Inviter « la forêt en ville »
Festif, le cortège avait vocation à inviter « la forêt en ville ». Feuillages et masques de hiboux étaient de sortie, épaulés par deux grandes statues roulantes de l’animal-emblème de la résistance au projet d’enfouissement. Un important dispositif de CRS avait été déployé dans les rues de Bar-le-Duc – Politis a compté une trentaine de camionnettes. Lors de la marche, des black blocs ont tagué des murs – « Hulot, rends la forêt », « Collomb c’est toi le déchef radioactif » ou encore « Ni frontières ni nucléaire » – et ciblé des bâtiments appartenant à Eiffage, Mangin, des banques et une agence d’intérim. Une attitude qui a divisé les manifestants. « Ils sont en train de tout gâcher ! », s’agace une militante qui observe, impuissante. Une autre prend leur défense : « La vraie violence, elle est là ! », lance-t-elle en pointant du doigt les CRS. D’après la préfecture, les forces de l’ordre ont procédé à six interpellations et compteraient sept blessés dans leurs rangs.

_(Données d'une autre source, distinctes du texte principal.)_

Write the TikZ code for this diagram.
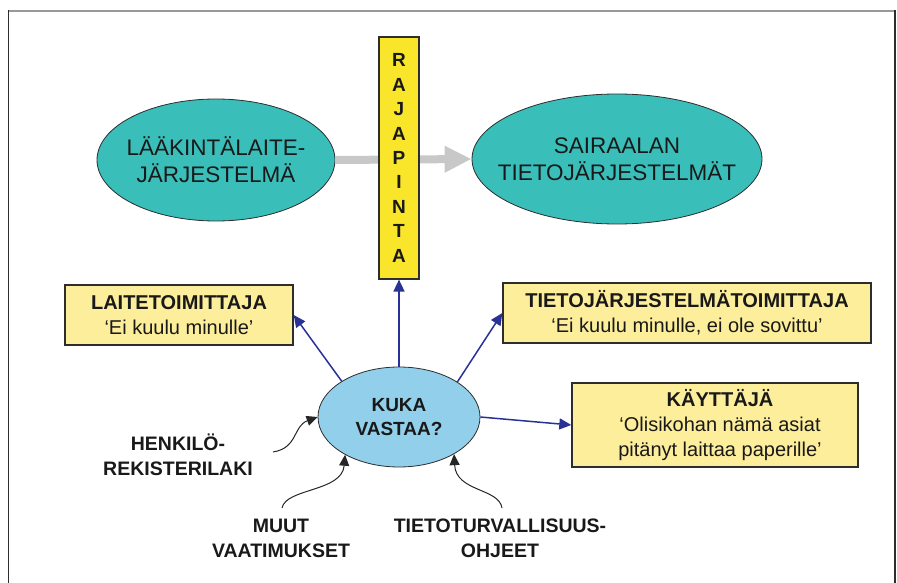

Ces événements, insiste Jean-Marc Fleury, ne doivent pas faire oublier que l’objectif de la mobilisation a été en partie atteint : rappeler que le projet d’enfouissement de déchets nucléaires ne passera pas comme une lettre à la poste. « Heureusement qu’il y a des moments comme ceux d’aujourd’hui. Vingt-trois ans de lutte, c’est long… Il faut tenir », se remémore le président de l’EODRA. L’Agence nationale pour la gestion des déchets radioactifs pourrait déposer sa demande d’autorisation de construction de Cigéo en 2019. D’où les alarmes et appels – jusqu’à présent sans succès – réitérés ce week-end aux pouvoirs publics. « C’est David contre Goliath », soupire Guy Pezet, connu pour avoir lutté contre un projet d’enfouissement du même type à Sanvensa (Aveyron). Avec l’espoir qu’au bout du chemin, David finisse par l’emporter.